• Dataset extract
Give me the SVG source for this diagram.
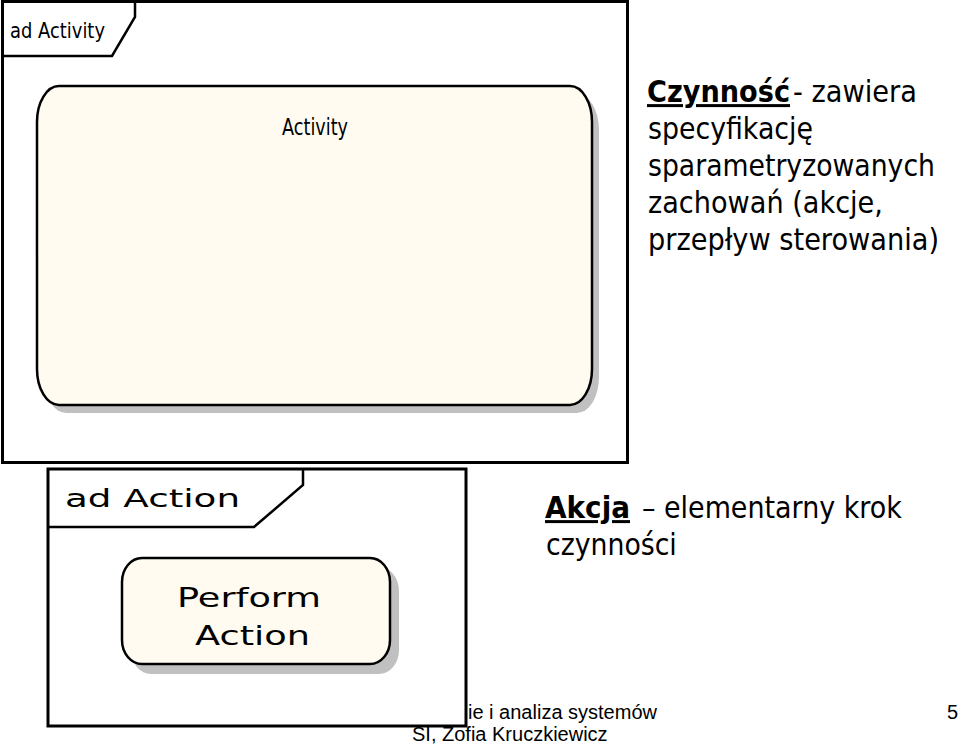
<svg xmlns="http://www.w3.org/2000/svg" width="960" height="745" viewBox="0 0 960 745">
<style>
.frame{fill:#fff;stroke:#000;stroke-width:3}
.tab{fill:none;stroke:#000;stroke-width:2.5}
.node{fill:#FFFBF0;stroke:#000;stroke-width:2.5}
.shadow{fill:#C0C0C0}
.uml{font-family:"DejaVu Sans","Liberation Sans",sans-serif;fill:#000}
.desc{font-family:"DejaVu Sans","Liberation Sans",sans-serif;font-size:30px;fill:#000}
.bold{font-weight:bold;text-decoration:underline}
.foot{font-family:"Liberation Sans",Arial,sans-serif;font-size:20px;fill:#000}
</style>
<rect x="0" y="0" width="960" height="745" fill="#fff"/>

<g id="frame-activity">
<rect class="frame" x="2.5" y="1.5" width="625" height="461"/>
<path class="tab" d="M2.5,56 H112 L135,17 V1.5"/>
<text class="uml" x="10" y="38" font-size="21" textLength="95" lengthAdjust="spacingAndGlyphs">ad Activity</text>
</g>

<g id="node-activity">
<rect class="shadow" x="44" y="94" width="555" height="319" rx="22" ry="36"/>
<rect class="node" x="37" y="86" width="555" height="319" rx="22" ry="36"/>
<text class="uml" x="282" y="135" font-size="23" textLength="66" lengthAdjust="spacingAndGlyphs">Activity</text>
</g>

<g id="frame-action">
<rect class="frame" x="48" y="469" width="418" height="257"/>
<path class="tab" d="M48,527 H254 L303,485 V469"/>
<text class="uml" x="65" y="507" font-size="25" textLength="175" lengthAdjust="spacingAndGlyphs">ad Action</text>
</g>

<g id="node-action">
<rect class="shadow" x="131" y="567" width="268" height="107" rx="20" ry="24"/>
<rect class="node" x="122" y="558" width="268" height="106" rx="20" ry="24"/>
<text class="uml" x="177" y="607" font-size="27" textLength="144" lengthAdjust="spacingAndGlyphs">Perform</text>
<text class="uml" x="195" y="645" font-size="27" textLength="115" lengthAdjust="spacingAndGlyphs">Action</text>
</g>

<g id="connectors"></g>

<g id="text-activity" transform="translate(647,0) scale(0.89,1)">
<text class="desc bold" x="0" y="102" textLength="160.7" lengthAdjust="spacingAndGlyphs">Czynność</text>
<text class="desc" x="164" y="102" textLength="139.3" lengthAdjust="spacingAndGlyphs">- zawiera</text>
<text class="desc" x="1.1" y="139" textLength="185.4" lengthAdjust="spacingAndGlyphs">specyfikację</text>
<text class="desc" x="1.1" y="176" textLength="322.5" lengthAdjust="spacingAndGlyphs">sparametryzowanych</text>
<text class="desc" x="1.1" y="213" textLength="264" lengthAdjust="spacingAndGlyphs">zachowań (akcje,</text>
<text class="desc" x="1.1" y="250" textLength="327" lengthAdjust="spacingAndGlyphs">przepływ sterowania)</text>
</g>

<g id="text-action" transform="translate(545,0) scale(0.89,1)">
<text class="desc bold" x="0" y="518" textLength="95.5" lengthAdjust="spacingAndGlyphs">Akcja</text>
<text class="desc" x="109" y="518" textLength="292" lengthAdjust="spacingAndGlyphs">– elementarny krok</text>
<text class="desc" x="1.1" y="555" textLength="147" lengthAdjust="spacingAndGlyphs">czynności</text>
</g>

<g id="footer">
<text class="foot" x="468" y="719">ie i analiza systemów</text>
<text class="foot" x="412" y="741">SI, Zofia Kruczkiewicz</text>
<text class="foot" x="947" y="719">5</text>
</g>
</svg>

• Set task
Extract the full listing exactly, with the pictures left out.

• Result of this task
Give me the SVG source for this diagram.
<svg xmlns="http://www.w3.org/2000/svg" width="960" height="745" viewBox="0 0 960 745">
<style>
.frame{fill:#fff;stroke:#000;stroke-width:3}
.tab{fill:none;stroke:#000;stroke-width:2.5}
.node{fill:#FFFBF0;stroke:#000;stroke-width:2.5}
.shadow{fill:#C0C0C0}
.uml{font-family:"DejaVu Sans","Liberation Sans",sans-serif;fill:#000}
.desc{font-family:"DejaVu Sans","Liberation Sans",sans-serif;font-size:30px;fill:#000}
.bold{font-weight:bold;text-decoration:underline}
.foot{font-family:"Liberation Sans",Arial,sans-serif;font-size:20px;fill:#000}
</style>
<rect x="0" y="0" width="960" height="745" fill="#fff"/>

<g id="frame-activity">
<rect class="frame" x="2.5" y="1.5" width="625" height="461"/>
<path class="tab" d="M2.5,56 H112 L135,17 V1.5"/>
<text class="uml" x="10" y="38" font-size="21" textLength="95" lengthAdjust="spacingAndGlyphs">ad Activity</text>
</g>

<g id="node-activity">
<rect class="shadow" x="44" y="94" width="555" height="319" rx="22" ry="36"/>
<rect class="node" x="37" y="86" width="555" height="319" rx="22" ry="36"/>
<text class="uml" x="282" y="135" font-size="23" textLength="66" lengthAdjust="spacingAndGlyphs">Activity</text>
</g>

<g id="frame-action">
<rect class="frame" x="48" y="469" width="418" height="257"/>
<path class="tab" d="M48,527 H254 L303,485 V469"/>
<text class="uml" x="65" y="507" font-size="25" textLength="175" lengthAdjust="spacingAndGlyphs">ad Action</text>
</g>

<g id="node-action">
<rect class="shadow" x="131" y="567" width="268" height="107" rx="20" ry="24"/>
<rect class="node" x="122" y="558" width="268" height="106" rx="20" ry="24"/>
<text class="uml" x="177" y="607" font-size="27" textLength="144" lengthAdjust="spacingAndGlyphs">Perform</text>
<text class="uml" x="195" y="645" font-size="27" textLength="115" lengthAdjust="spacingAndGlyphs">Action</text>
</g>

<g id="connectors"></g>

<g id="text-activity" transform="translate(647,0) scale(0.89,1)">
<text class="desc bold" x="0" y="102" textLength="160.7" lengthAdjust="spacingAndGlyphs">Czynność</text>
<text class="desc" x="164" y="102" textLength="139.3" lengthAdjust="spacingAndGlyphs">- zawiera</text>
<text class="desc" x="1.1" y="139" textLength="185.4" lengthAdjust="spacingAndGlyphs">specyfikację</text>
<text class="desc" x="1.1" y="176" textLength="322.5" lengthAdjust="spacingAndGlyphs">sparametryzowanych</text>
<text class="desc" x="1.1" y="213" textLength="264" lengthAdjust="spacingAndGlyphs">zachowań (akcje,</text>
<text class="desc" x="1.1" y="250" textLength="327" lengthAdjust="spacingAndGlyphs">przepływ sterowania)</text>
</g>

<g id="text-action" transform="translate(545,0) scale(0.89,1)">
<text class="desc bold" x="0" y="518" textLength="95.5" lengthAdjust="spacingAndGlyphs">Akcja</text>
<text class="desc" x="109" y="518" textLength="292" lengthAdjust="spacingAndGlyphs">– elementarny krok</text>
<text class="desc" x="1.1" y="555" textLength="147" lengthAdjust="spacingAndGlyphs">czynności</text>
</g>

<g id="footer">
<text class="foot" x="468" y="719">ie i analiza systemów</text>
<text class="foot" x="412" y="741">SI, Zofia Kruczkiewicz</text>
<text class="foot" x="947" y="719">5</text>
</g>
</svg>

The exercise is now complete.